The jets that came out of operation in 2018 are the first two units of the A380 that went into commercial operation as of October 2007. Aircraft flying with Singapore Airlines were leased by German financial group Dr. Peters.
Without getting new customers for the two planes, the German company decided that it would be more cost effective to disassemble them than to keep them standing waiting for customers. About 92% of aircraft components will be reused, the company said last year when it confirmed the decision to dismantle the aircraft. Among them is the model “MSN003”, the first A380 series produced by Airbus.
In addition to the aircraft that are already being dismantled in France, last year Singapore Airlines also returned another two A380s to the German group. These aircraft, on the other hand, had better destinations: one was rented by Hi-Fly, a wet-lease company in Portugal, and the second, also intended by the Portuguese company, remains stocked.

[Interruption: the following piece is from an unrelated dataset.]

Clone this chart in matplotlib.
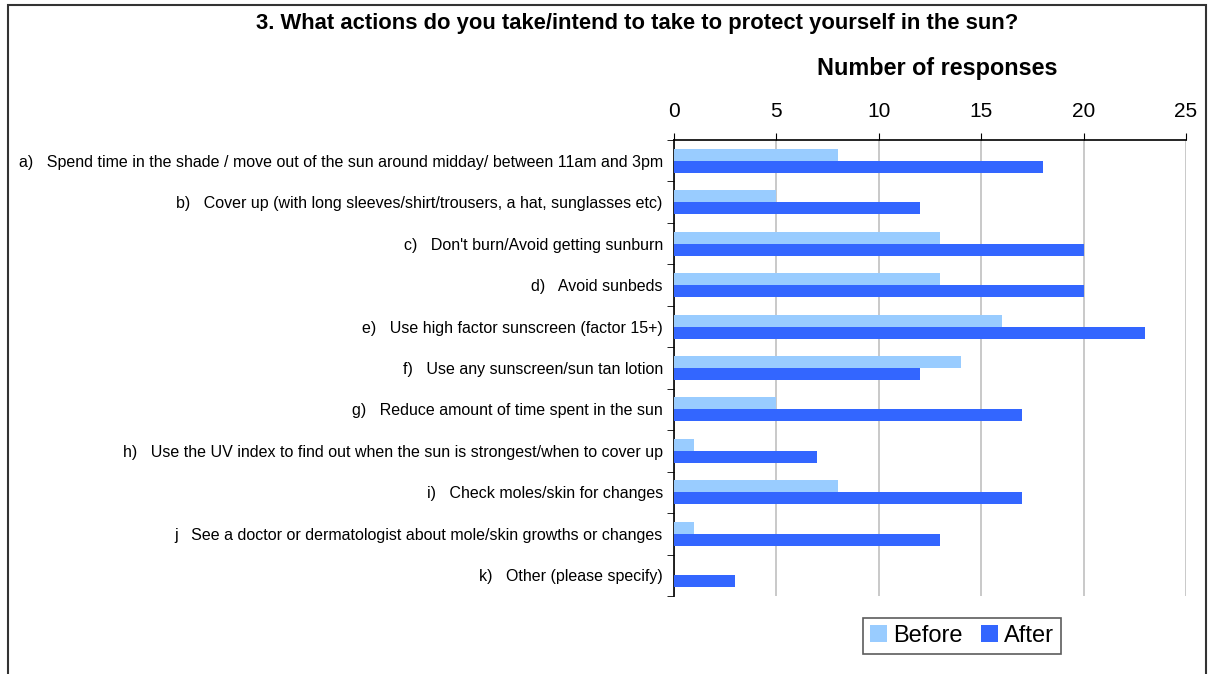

The Dr. Peters group still owns five other A380s which are in operation leased by Air France and Emirates Airline. In February of this year, Airbus confirmed that the A380 will be produced only until 2021, the year in which the latest orders will be completed of the aircraft.
When it announced the A3XX program in the early 1990s, Airbus had high expectations for the aircraft that would later gain the A380 name. The manufacturer received 1,200 intentions to purchase the airplane that appeared as the definitive substitute for the Boeing 747, which had dominated large-scale aviation since the 1970s.
The project, however, was extremely complex and delayed. At the same time that the airplane was being modified, the commercial aviation market underwent transformations. While Airbus was developing the world’s largest passenger aircraft, airlines were abandoning this type of aircraft and opting for smaller, more efficient models that could travel longer distances, such as the current Boeing 787 and Airbus A350.
When the A380 hit the market it was too late. And too expensive. Of the 1,200 intentions, only 290 were confirmed, with 235 aircraft delivered until March of this year.
The scene of A380 jets being scrapped should be repeated soon. Some of the current aircraft operators have announced that they will reduce their fleets in the coming years. This is the case of companies such as Air France, Lufthansa, Qatar Airways and Qantas.